[PROBLEM STATEMENT] Skip every picture and transcribe the remaining material exactly.

════════════════

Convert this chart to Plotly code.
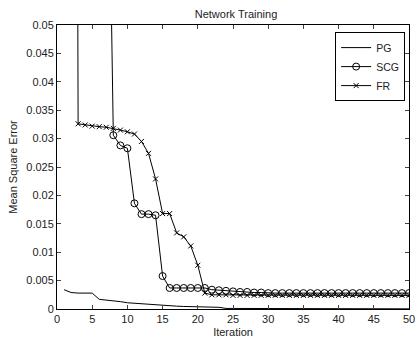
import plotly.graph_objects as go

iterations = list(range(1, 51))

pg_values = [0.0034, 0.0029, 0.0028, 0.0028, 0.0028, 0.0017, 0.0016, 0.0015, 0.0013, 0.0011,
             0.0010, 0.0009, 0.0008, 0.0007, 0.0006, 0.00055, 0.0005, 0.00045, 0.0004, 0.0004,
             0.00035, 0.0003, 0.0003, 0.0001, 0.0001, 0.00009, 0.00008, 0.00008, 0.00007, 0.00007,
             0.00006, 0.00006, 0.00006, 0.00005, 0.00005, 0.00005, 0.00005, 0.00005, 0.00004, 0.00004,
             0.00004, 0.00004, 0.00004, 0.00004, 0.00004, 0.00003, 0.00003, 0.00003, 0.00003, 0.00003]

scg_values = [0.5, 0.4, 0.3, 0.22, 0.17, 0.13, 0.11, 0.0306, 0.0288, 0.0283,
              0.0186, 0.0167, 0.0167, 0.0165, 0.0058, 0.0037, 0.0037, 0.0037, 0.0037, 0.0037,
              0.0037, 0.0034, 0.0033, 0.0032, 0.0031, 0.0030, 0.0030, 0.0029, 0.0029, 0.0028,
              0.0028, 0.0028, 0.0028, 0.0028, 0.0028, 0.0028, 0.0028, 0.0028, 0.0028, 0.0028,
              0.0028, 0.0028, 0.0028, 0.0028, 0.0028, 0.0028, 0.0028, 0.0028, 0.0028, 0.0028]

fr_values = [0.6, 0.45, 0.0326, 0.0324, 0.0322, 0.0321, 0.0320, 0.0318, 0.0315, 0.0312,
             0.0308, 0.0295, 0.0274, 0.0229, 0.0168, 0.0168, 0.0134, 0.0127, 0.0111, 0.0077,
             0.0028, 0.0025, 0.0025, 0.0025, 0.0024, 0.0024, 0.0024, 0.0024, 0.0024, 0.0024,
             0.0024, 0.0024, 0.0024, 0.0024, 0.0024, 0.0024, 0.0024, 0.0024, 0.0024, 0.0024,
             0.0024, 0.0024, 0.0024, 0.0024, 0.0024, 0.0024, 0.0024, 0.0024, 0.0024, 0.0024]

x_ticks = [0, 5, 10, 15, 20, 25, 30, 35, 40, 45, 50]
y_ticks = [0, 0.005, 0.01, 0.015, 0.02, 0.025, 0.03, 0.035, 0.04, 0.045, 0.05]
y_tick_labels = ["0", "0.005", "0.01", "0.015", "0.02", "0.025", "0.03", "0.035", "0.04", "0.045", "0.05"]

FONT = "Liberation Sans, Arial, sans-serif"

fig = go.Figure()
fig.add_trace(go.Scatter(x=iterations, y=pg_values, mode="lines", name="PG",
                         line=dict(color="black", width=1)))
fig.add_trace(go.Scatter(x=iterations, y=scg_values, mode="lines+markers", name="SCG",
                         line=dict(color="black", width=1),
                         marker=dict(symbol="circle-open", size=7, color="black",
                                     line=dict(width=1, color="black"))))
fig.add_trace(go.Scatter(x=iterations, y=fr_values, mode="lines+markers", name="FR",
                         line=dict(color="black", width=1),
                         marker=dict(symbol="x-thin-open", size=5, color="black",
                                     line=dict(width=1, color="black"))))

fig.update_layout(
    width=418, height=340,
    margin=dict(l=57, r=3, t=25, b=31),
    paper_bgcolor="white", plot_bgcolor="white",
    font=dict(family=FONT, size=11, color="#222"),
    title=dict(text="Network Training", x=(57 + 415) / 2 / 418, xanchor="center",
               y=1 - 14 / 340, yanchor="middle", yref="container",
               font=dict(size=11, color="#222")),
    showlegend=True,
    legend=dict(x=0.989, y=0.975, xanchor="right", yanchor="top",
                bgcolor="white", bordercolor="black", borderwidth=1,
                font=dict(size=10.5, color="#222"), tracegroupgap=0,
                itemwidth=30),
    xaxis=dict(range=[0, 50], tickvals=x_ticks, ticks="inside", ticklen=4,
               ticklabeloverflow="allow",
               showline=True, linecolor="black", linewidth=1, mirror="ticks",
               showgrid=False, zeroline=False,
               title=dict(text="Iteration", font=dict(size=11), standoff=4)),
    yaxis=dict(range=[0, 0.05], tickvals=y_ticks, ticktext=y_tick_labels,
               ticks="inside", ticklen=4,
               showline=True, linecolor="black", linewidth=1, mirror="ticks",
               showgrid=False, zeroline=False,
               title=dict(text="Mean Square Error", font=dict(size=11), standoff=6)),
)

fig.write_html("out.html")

════════════════

[ANSWER TO THIS EXERCISE]
Convert this chart to Plotly code.
import plotly.graph_objects as go

iterations = list(range(1, 51))

pg_values = [0.0034, 0.0029, 0.0028, 0.0028, 0.0028, 0.0017, 0.0016, 0.0015, 0.0013, 0.0011,
             0.0010, 0.0009, 0.0008, 0.0007, 0.0006, 0.00055, 0.0005, 0.00045, 0.0004, 0.0004,
             0.00035, 0.0003, 0.0003, 0.0001, 0.0001, 0.00009, 0.00008, 0.00008, 0.00007, 0.00007,
             0.00006, 0.00006, 0.00006, 0.00005, 0.00005, 0.00005, 0.00005, 0.00005, 0.00004, 0.00004,
             0.00004, 0.00004, 0.00004, 0.00004, 0.00004, 0.00003, 0.00003, 0.00003, 0.00003, 0.00003]

scg_values = [0.5, 0.4, 0.3, 0.22, 0.17, 0.13, 0.11, 0.0306, 0.0288, 0.0283,
              0.0186, 0.0167, 0.0167, 0.0165, 0.0058, 0.0037, 0.0037, 0.0037, 0.0037, 0.0037,
              0.0037, 0.0034, 0.0033, 0.0032, 0.0031, 0.0030, 0.0030, 0.0029, 0.0029, 0.0028,
              0.0028, 0.0028, 0.0028, 0.0028, 0.0028, 0.0028, 0.0028, 0.0028, 0.0028, 0.0028,
              0.0028, 0.0028, 0.0028, 0.0028, 0.0028, 0.0028, 0.0028, 0.0028, 0.0028, 0.0028]

fr_values = [0.6, 0.45, 0.0326, 0.0324, 0.0322, 0.0321, 0.0320, 0.0318, 0.0315, 0.0312,
             0.0308, 0.0295, 0.0274, 0.0229, 0.0168, 0.0168, 0.0134, 0.0127, 0.0111, 0.0077,
             0.0028, 0.0025, 0.0025, 0.0025, 0.0024, 0.0024, 0.0024, 0.0024, 0.0024, 0.0024,
             0.0024, 0.0024, 0.0024, 0.0024, 0.0024, 0.0024, 0.0024, 0.0024, 0.0024, 0.0024,
             0.0024, 0.0024, 0.0024, 0.0024, 0.0024, 0.0024, 0.0024, 0.0024, 0.0024, 0.0024]

x_ticks = [0, 5, 10, 15, 20, 25, 30, 35, 40, 45, 50]
y_ticks = [0, 0.005, 0.01, 0.015, 0.02, 0.025, 0.03, 0.035, 0.04, 0.045, 0.05]
y_tick_labels = ["0", "0.005", "0.01", "0.015", "0.02", "0.025", "0.03", "0.035", "0.04", "0.045", "0.05"]

FONT = "Liberation Sans, Arial, sans-serif"

fig = go.Figure()
fig.add_trace(go.Scatter(x=iterations, y=pg_values, mode="lines", name="PG",
                         line=dict(color="black", width=1)))
fig.add_trace(go.Scatter(x=iterations, y=scg_values, mode="lines+markers", name="SCG",
                         line=dict(color="black", width=1),
                         marker=dict(symbol="circle-open", size=7, color="black",
                                     line=dict(width=1, color="black"))))
fig.add_trace(go.Scatter(x=iterations, y=fr_values, mode="lines+markers", name="FR",
                         line=dict(color="black", width=1),
                         marker=dict(symbol="x-thin-open", size=5, color="black",
                                     line=dict(width=1, color="black"))))

fig.update_layout(
    width=418, height=340,
    margin=dict(l=57, r=3, t=25, b=31),
    paper_bgcolor="white", plot_bgcolor="white",
    font=dict(family=FONT, size=11, color="#222"),
    title=dict(text="Network Training", x=(57 + 415) / 2 / 418, xanchor="center",
               y=1 - 14 / 340, yanchor="middle", yref="container",
               font=dict(size=11, color="#222")),
    showlegend=True,
    legend=dict(x=0.989, y=0.975, xanchor="right", yanchor="top",
                bgcolor="white", bordercolor="black", borderwidth=1,
                font=dict(size=10.5, color="#222"), tracegroupgap=0,
                itemwidth=30),
    xaxis=dict(range=[0, 50], tickvals=x_ticks, ticks="inside", ticklen=4,
               ticklabeloverflow="allow",
               showline=True, linecolor="black", linewidth=1, mirror="ticks",
               showgrid=False, zeroline=False,
               title=dict(text="Iteration", font=dict(size=11), standoff=4)),
    yaxis=dict(range=[0, 0.05], tickvals=y_ticks, ticktext=y_tick_labels,
               ticks="inside", ticklen=4,
               showline=True, linecolor="black", linewidth=1, mirror="ticks",
               showgrid=False, zeroline=False,
               title=dict(text="Mean Square Error", font=dict(size=11), standoff=6)),
)

fig.write_html("out.html")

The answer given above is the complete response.